● Problem to work on:
Type out the data exactly as given. Skip any image.

● Data section:
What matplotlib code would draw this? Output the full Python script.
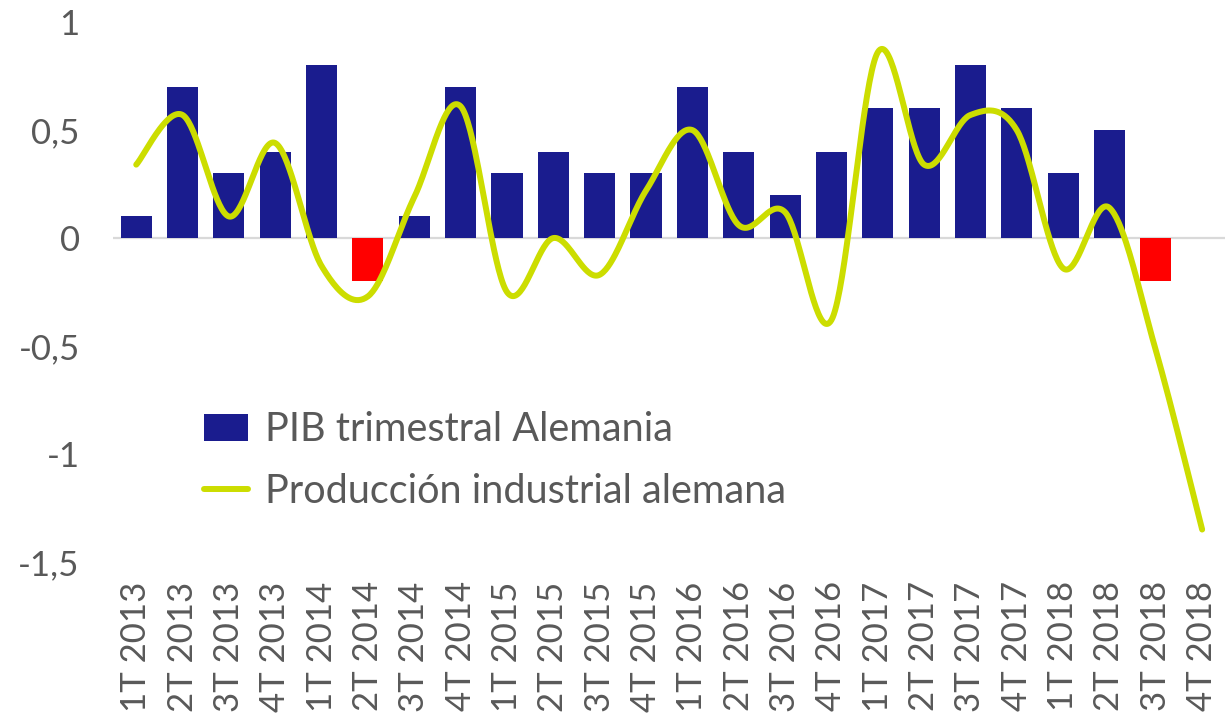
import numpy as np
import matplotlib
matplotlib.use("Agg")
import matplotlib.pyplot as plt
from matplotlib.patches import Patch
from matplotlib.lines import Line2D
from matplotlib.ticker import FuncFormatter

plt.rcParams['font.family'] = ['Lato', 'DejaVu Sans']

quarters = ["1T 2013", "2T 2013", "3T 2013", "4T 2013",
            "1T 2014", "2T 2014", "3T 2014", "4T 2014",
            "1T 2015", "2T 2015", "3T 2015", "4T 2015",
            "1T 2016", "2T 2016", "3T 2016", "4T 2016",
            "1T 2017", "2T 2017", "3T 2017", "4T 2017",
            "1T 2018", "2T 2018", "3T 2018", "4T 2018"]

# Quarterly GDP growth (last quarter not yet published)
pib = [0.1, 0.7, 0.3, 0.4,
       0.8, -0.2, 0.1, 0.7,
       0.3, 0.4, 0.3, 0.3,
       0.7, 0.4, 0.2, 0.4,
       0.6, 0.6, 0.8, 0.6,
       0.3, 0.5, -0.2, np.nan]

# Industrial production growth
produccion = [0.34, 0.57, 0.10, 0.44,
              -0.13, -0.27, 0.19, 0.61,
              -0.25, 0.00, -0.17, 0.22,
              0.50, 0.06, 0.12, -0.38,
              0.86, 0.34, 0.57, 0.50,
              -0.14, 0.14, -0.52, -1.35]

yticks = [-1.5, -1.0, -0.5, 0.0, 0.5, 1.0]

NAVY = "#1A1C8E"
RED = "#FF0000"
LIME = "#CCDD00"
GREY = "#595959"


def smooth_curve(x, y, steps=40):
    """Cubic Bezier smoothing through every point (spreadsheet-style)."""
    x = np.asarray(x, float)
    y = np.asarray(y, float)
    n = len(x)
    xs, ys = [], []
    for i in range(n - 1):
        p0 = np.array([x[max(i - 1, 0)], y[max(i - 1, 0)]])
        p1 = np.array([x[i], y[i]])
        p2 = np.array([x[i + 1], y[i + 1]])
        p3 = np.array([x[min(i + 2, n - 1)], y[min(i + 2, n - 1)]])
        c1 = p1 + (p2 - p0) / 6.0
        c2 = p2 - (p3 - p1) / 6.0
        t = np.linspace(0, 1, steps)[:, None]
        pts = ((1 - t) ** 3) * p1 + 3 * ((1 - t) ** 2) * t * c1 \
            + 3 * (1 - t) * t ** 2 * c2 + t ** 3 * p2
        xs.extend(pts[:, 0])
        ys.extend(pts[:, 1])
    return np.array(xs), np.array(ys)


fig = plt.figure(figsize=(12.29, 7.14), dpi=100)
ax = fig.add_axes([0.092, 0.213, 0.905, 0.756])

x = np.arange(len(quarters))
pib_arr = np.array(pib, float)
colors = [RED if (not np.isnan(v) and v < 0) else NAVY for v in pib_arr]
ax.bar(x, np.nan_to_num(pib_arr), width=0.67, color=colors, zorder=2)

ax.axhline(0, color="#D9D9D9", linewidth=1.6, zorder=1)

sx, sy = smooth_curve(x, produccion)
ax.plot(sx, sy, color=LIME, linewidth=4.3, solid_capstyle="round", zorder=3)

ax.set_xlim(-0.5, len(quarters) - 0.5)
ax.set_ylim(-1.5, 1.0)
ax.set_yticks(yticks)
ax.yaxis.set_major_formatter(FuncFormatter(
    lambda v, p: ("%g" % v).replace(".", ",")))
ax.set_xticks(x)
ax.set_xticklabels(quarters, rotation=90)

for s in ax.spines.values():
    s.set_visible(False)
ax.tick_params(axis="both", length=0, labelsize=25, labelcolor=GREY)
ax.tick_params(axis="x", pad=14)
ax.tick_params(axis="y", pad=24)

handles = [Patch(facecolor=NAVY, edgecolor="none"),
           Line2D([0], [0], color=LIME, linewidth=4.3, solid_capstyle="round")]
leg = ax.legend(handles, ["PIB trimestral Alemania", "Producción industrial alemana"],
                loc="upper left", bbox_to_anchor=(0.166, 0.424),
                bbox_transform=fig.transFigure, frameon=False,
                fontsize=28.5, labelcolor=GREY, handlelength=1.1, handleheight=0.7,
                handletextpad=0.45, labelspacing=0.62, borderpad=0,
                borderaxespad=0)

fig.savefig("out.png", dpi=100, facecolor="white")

● Expected answer:
What matplotlib code would draw this? Output the full Python script.
import numpy as np
import matplotlib
matplotlib.use("Agg")
import matplotlib.pyplot as plt
from matplotlib.patches import Patch
from matplotlib.lines import Line2D
from matplotlib.ticker import FuncFormatter

plt.rcParams['font.family'] = ['Lato', 'DejaVu Sans']

quarters = ["1T 2013", "2T 2013", "3T 2013", "4T 2013",
            "1T 2014", "2T 2014", "3T 2014", "4T 2014",
            "1T 2015", "2T 2015", "3T 2015", "4T 2015",
            "1T 2016", "2T 2016", "3T 2016", "4T 2016",
            "1T 2017", "2T 2017", "3T 2017", "4T 2017",
            "1T 2018", "2T 2018", "3T 2018", "4T 2018"]

# Quarterly GDP growth (last quarter not yet published)
pib = [0.1, 0.7, 0.3, 0.4,
       0.8, -0.2, 0.1, 0.7,
       0.3, 0.4, 0.3, 0.3,
       0.7, 0.4, 0.2, 0.4,
       0.6, 0.6, 0.8, 0.6,
       0.3, 0.5, -0.2, np.nan]

# Industrial production growth
produccion = [0.34, 0.57, 0.10, 0.44,
              -0.13, -0.27, 0.19, 0.61,
              -0.25, 0.00, -0.17, 0.22,
              0.50, 0.06, 0.12, -0.38,
              0.86, 0.34, 0.57, 0.50,
              -0.14, 0.14, -0.52, -1.35]

yticks = [-1.5, -1.0, -0.5, 0.0, 0.5, 1.0]

NAVY = "#1A1C8E"
RED = "#FF0000"
LIME = "#CCDD00"
GREY = "#595959"


def smooth_curve(x, y, steps=40):
    """Cubic Bezier smoothing through every point (spreadsheet-style)."""
    x = np.asarray(x, float)
    y = np.asarray(y, float)
    n = len(x)
    xs, ys = [], []
    for i in range(n - 1):
        p0 = np.array([x[max(i - 1, 0)], y[max(i - 1, 0)]])
        p1 = np.array([x[i], y[i]])
        p2 = np.array([x[i + 1], y[i + 1]])
        p3 = np.array([x[min(i + 2, n - 1)], y[min(i + 2, n - 1)]])
        c1 = p1 + (p2 - p0) / 6.0
        c2 = p2 - (p3 - p1) / 6.0
        t = np.linspace(0, 1, steps)[:, None]
        pts = ((1 - t) ** 3) * p1 + 3 * ((1 - t) ** 2) * t * c1 \
            + 3 * (1 - t) * t ** 2 * c2 + t ** 3 * p2
        xs.extend(pts[:, 0])
        ys.extend(pts[:, 1])
    return np.array(xs), np.array(ys)


fig = plt.figure(figsize=(12.29, 7.14), dpi=100)
ax = fig.add_axes([0.092, 0.213, 0.905, 0.756])

x = np.arange(len(quarters))
pib_arr = np.array(pib, float)
colors = [RED if (not np.isnan(v) and v < 0) else NAVY for v in pib_arr]
ax.bar(x, np.nan_to_num(pib_arr), width=0.67, color=colors, zorder=2)

ax.axhline(0, color="#D9D9D9", linewidth=1.6, zorder=1)

sx, sy = smooth_curve(x, produccion)
ax.plot(sx, sy, color=LIME, linewidth=4.3, solid_capstyle="round", zorder=3)

ax.set_xlim(-0.5, len(quarters) - 0.5)
ax.set_ylim(-1.5, 1.0)
ax.set_yticks(yticks)
ax.yaxis.set_major_formatter(FuncFormatter(
    lambda v, p: ("%g" % v).replace(".", ",")))
ax.set_xticks(x)
ax.set_xticklabels(quarters, rotation=90)

for s in ax.spines.values():
    s.set_visible(False)
ax.tick_params(axis="both", length=0, labelsize=25, labelcolor=GREY)
ax.tick_params(axis="x", pad=14)
ax.tick_params(axis="y", pad=24)

handles = [Patch(facecolor=NAVY, edgecolor="none"),
           Line2D([0], [0], color=LIME, linewidth=4.3, solid_capstyle="round")]
leg = ax.legend(handles, ["PIB trimestral Alemania", "Producción industrial alemana"],
                loc="upper left", bbox_to_anchor=(0.166, 0.424),
                bbox_transform=fig.transFigure, frameon=False,
                fontsize=28.5, labelcolor=GREY, handlelength=1.1, handleheight=0.7,
                handletextpad=0.45, labelspacing=0.62, borderpad=0,
                borderaxespad=0)

fig.savefig("out.png", dpi=100, facecolor="white")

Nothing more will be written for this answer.